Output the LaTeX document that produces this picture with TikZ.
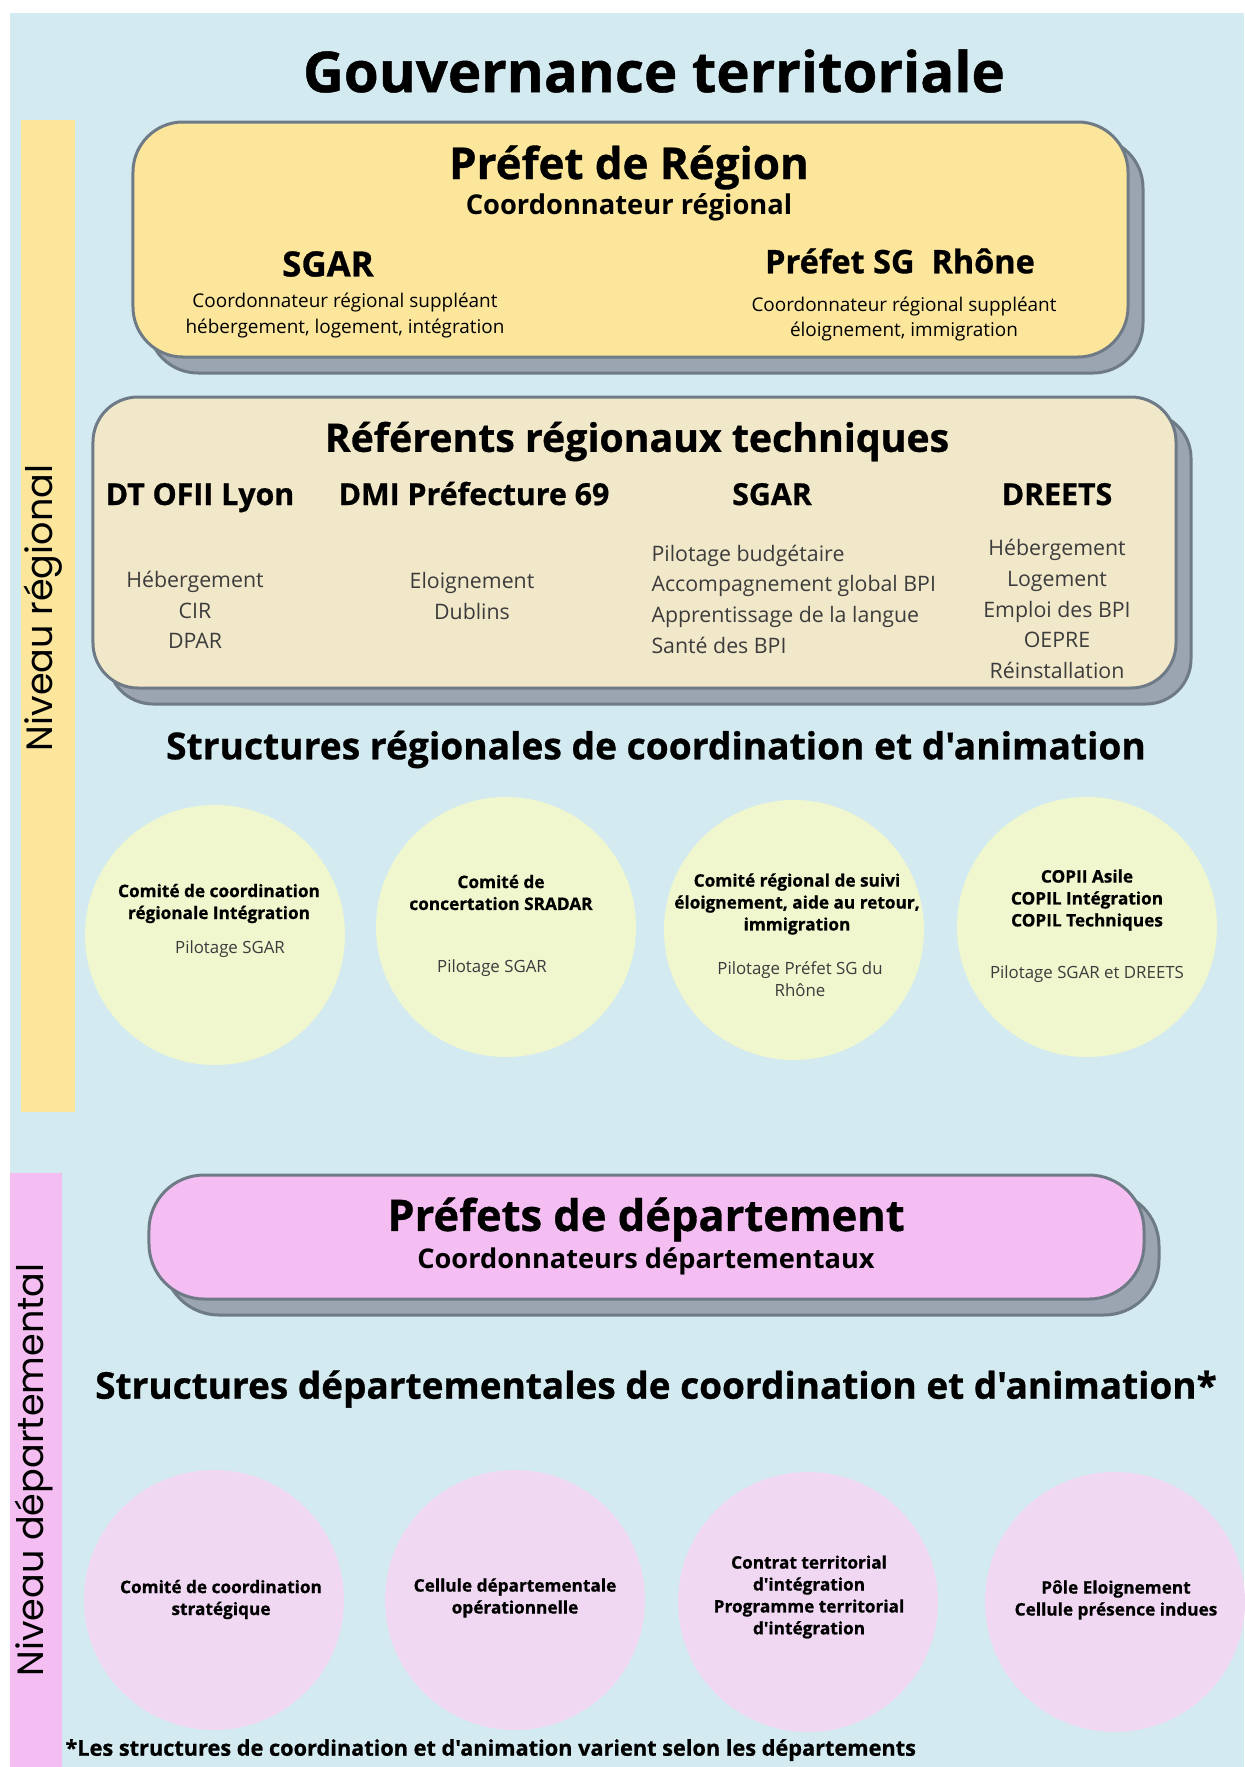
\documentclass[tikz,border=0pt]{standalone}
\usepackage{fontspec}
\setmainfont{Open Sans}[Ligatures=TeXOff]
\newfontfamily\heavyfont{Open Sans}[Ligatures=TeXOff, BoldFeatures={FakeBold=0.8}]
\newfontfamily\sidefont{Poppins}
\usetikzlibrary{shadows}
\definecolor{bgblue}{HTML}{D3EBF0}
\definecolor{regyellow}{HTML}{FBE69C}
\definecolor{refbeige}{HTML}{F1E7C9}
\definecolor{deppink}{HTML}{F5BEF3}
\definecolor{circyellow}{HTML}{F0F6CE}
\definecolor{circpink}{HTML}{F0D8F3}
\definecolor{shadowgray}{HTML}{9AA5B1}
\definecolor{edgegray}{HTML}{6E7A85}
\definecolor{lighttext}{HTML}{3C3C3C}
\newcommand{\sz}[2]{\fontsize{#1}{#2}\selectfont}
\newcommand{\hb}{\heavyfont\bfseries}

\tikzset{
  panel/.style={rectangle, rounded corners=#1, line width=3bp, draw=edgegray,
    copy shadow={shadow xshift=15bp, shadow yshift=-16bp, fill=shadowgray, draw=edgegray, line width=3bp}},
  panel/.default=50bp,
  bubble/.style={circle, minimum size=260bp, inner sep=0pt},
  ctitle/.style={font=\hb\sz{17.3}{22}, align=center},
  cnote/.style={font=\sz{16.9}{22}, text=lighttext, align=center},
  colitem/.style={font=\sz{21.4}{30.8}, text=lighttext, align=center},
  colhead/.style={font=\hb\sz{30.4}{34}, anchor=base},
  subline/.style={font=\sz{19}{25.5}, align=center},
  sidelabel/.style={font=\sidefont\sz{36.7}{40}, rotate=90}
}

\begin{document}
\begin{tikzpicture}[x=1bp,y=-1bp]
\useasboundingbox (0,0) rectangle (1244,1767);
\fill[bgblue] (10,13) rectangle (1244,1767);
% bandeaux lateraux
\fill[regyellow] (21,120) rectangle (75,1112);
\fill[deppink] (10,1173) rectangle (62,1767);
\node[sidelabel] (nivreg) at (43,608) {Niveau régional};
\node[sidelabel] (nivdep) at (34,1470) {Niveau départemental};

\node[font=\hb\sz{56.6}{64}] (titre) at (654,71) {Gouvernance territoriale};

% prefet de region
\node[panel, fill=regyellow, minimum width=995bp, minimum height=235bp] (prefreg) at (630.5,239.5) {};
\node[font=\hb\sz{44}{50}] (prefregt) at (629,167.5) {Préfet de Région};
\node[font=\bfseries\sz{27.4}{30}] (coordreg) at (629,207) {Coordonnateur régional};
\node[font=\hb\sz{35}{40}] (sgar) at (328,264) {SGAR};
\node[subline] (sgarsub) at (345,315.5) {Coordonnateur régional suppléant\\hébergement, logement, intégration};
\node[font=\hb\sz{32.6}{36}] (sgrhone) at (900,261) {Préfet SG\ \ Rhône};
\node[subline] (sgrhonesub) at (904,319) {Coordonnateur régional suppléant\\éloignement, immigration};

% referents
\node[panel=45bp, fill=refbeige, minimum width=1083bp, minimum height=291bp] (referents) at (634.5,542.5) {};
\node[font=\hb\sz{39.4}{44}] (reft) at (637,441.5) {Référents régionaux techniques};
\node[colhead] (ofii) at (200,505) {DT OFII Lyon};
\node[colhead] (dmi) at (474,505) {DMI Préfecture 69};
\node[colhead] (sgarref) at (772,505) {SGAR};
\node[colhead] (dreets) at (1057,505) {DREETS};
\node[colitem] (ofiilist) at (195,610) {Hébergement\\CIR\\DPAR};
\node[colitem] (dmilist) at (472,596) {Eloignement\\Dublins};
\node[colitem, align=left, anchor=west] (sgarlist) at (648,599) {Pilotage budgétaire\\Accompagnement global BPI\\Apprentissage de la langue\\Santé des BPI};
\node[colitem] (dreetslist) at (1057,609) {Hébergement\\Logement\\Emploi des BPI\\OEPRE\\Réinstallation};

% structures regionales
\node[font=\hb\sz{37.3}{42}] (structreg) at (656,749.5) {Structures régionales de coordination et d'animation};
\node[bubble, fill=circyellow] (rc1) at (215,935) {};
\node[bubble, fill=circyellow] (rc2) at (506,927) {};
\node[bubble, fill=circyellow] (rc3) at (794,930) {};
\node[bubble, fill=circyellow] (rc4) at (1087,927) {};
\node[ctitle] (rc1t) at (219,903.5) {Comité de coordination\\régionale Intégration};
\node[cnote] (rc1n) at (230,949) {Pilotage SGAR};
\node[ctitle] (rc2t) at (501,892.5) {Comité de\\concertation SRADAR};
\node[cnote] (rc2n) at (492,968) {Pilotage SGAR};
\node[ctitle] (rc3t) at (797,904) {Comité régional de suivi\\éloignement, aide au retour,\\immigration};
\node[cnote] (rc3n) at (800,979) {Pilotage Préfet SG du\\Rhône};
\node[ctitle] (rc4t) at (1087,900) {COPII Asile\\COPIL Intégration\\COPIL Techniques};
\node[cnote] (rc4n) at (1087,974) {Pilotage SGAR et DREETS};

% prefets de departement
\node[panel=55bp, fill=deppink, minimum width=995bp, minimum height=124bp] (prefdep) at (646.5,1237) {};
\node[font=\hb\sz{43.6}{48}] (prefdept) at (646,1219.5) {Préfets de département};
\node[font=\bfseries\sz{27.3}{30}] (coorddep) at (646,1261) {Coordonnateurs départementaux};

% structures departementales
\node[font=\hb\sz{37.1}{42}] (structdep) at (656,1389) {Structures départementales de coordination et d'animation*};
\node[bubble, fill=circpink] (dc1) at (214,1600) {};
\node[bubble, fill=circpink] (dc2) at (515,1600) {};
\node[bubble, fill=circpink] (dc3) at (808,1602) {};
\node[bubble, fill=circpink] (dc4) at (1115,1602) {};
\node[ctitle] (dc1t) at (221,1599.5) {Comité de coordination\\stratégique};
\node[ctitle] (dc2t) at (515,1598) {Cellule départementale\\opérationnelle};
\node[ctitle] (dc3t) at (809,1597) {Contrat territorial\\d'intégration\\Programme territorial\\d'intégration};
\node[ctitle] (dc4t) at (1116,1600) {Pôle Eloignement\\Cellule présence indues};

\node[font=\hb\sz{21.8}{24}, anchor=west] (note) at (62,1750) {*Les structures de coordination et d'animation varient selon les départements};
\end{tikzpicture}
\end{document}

- WORK TO BE COMPLETED:
Write out again every line above exactly as given; the pictures do not belong in the copy.

- SOLUTION TO THE PROBLEM:
Output the LaTeX document that produces this picture with TikZ.
\documentclass[tikz,border=0pt]{standalone}
\usepackage{fontspec}
\setmainfont{Open Sans}[Ligatures=TeXOff]
\newfontfamily\heavyfont{Open Sans}[Ligatures=TeXOff, BoldFeatures={FakeBold=0.8}]
\newfontfamily\sidefont{Poppins}
\usetikzlibrary{shadows}
\definecolor{bgblue}{HTML}{D3EBF0}
\definecolor{regyellow}{HTML}{FBE69C}
\definecolor{refbeige}{HTML}{F1E7C9}
\definecolor{deppink}{HTML}{F5BEF3}
\definecolor{circyellow}{HTML}{F0F6CE}
\definecolor{circpink}{HTML}{F0D8F3}
\definecolor{shadowgray}{HTML}{9AA5B1}
\definecolor{edgegray}{HTML}{6E7A85}
\definecolor{lighttext}{HTML}{3C3C3C}
\newcommand{\sz}[2]{\fontsize{#1}{#2}\selectfont}
\newcommand{\hb}{\heavyfont\bfseries}

\tikzset{
  panel/.style={rectangle, rounded corners=#1, line width=3bp, draw=edgegray,
    copy shadow={shadow xshift=15bp, shadow yshift=-16bp, fill=shadowgray, draw=edgegray, line width=3bp}},
  panel/.default=50bp,
  bubble/.style={circle, minimum size=260bp, inner sep=0pt},
  ctitle/.style={font=\hb\sz{17.3}{22}, align=center},
  cnote/.style={font=\sz{16.9}{22}, text=lighttext, align=center},
  colitem/.style={font=\sz{21.4}{30.8}, text=lighttext, align=center},
  colhead/.style={font=\hb\sz{30.4}{34}, anchor=base},
  subline/.style={font=\sz{19}{25.5}, align=center},
  sidelabel/.style={font=\sidefont\sz{36.7}{40}, rotate=90}
}

\begin{document}
\begin{tikzpicture}[x=1bp,y=-1bp]
\useasboundingbox (0,0) rectangle (1244,1767);
\fill[bgblue] (10,13) rectangle (1244,1767);
% bandeaux lateraux
\fill[regyellow] (21,120) rectangle (75,1112);
\fill[deppink] (10,1173) rectangle (62,1767);
\node[sidelabel] (nivreg) at (43,608) {Niveau régional};
\node[sidelabel] (nivdep) at (34,1470) {Niveau départemental};

\node[font=\hb\sz{56.6}{64}] (titre) at (654,71) {Gouvernance territoriale};

% prefet de region
\node[panel, fill=regyellow, minimum width=995bp, minimum height=235bp] (prefreg) at (630.5,239.5) {};
\node[font=\hb\sz{44}{50}] (prefregt) at (629,167.5) {Préfet de Région};
\node[font=\bfseries\sz{27.4}{30}] (coordreg) at (629,207) {Coordonnateur régional};
\node[font=\hb\sz{35}{40}] (sgar) at (328,264) {SGAR};
\node[subline] (sgarsub) at (345,315.5) {Coordonnateur régional suppléant\\hébergement, logement, intégration};
\node[font=\hb\sz{32.6}{36}] (sgrhone) at (900,261) {Préfet SG\ \ Rhône};
\node[subline] (sgrhonesub) at (904,319) {Coordonnateur régional suppléant\\éloignement, immigration};

% referents
\node[panel=45bp, fill=refbeige, minimum width=1083bp, minimum height=291bp] (referents) at (634.5,542.5) {};
\node[font=\hb\sz{39.4}{44}] (reft) at (637,441.5) {Référents régionaux techniques};
\node[colhead] (ofii) at (200,505) {DT OFII Lyon};
\node[colhead] (dmi) at (474,505) {DMI Préfecture 69};
\node[colhead] (sgarref) at (772,505) {SGAR};
\node[colhead] (dreets) at (1057,505) {DREETS};
\node[colitem] (ofiilist) at (195,610) {Hébergement\\CIR\\DPAR};
\node[colitem] (dmilist) at (472,596) {Eloignement\\Dublins};
\node[colitem, align=left, anchor=west] (sgarlist) at (648,599) {Pilotage budgétaire\\Accompagnement global BPI\\Apprentissage de la langue\\Santé des BPI};
\node[colitem] (dreetslist) at (1057,609) {Hébergement\\Logement\\Emploi des BPI\\OEPRE\\Réinstallation};

% structures regionales
\node[font=\hb\sz{37.3}{42}] (structreg) at (656,749.5) {Structures régionales de coordination et d'animation};
\node[bubble, fill=circyellow] (rc1) at (215,935) {};
\node[bubble, fill=circyellow] (rc2) at (506,927) {};
\node[bubble, fill=circyellow] (rc3) at (794,930) {};
\node[bubble, fill=circyellow] (rc4) at (1087,927) {};
\node[ctitle] (rc1t) at (219,903.5) {Comité de coordination\\régionale Intégration};
\node[cnote] (rc1n) at (230,949) {Pilotage SGAR};
\node[ctitle] (rc2t) at (501,892.5) {Comité de\\concertation SRADAR};
\node[cnote] (rc2n) at (492,968) {Pilotage SGAR};
\node[ctitle] (rc3t) at (797,904) {Comité régional de suivi\\éloignement, aide au retour,\\immigration};
\node[cnote] (rc3n) at (800,979) {Pilotage Préfet SG du\\Rhône};
\node[ctitle] (rc4t) at (1087,900) {COPII Asile\\COPIL Intégration\\COPIL Techniques};
\node[cnote] (rc4n) at (1087,974) {Pilotage SGAR et DREETS};

% prefets de departement
\node[panel=55bp, fill=deppink, minimum width=995bp, minimum height=124bp] (prefdep) at (646.5,1237) {};
\node[font=\hb\sz{43.6}{48}] (prefdept) at (646,1219.5) {Préfets de département};
\node[font=\bfseries\sz{27.3}{30}] (coorddep) at (646,1261) {Coordonnateurs départementaux};

% structures departementales
\node[font=\hb\sz{37.1}{42}] (structdep) at (656,1389) {Structures départementales de coordination et d'animation*};
\node[bubble, fill=circpink] (dc1) at (214,1600) {};
\node[bubble, fill=circpink] (dc2) at (515,1600) {};
\node[bubble, fill=circpink] (dc3) at (808,1602) {};
\node[bubble, fill=circpink] (dc4) at (1115,1602) {};
\node[ctitle] (dc1t) at (221,1599.5) {Comité de coordination\\stratégique};
\node[ctitle] (dc2t) at (515,1598) {Cellule départementale\\opérationnelle};
\node[ctitle] (dc3t) at (809,1597) {Contrat territorial\\d'intégration\\Programme territorial\\d'intégration};
\node[ctitle] (dc4t) at (1116,1600) {Pôle Eloignement\\Cellule présence indues};

\node[font=\hb\sz{21.8}{24}, anchor=west] (note) at (62,1750) {*Les structures de coordination et d'animation varient selon les départements};
\end{tikzpicture}
\end{document}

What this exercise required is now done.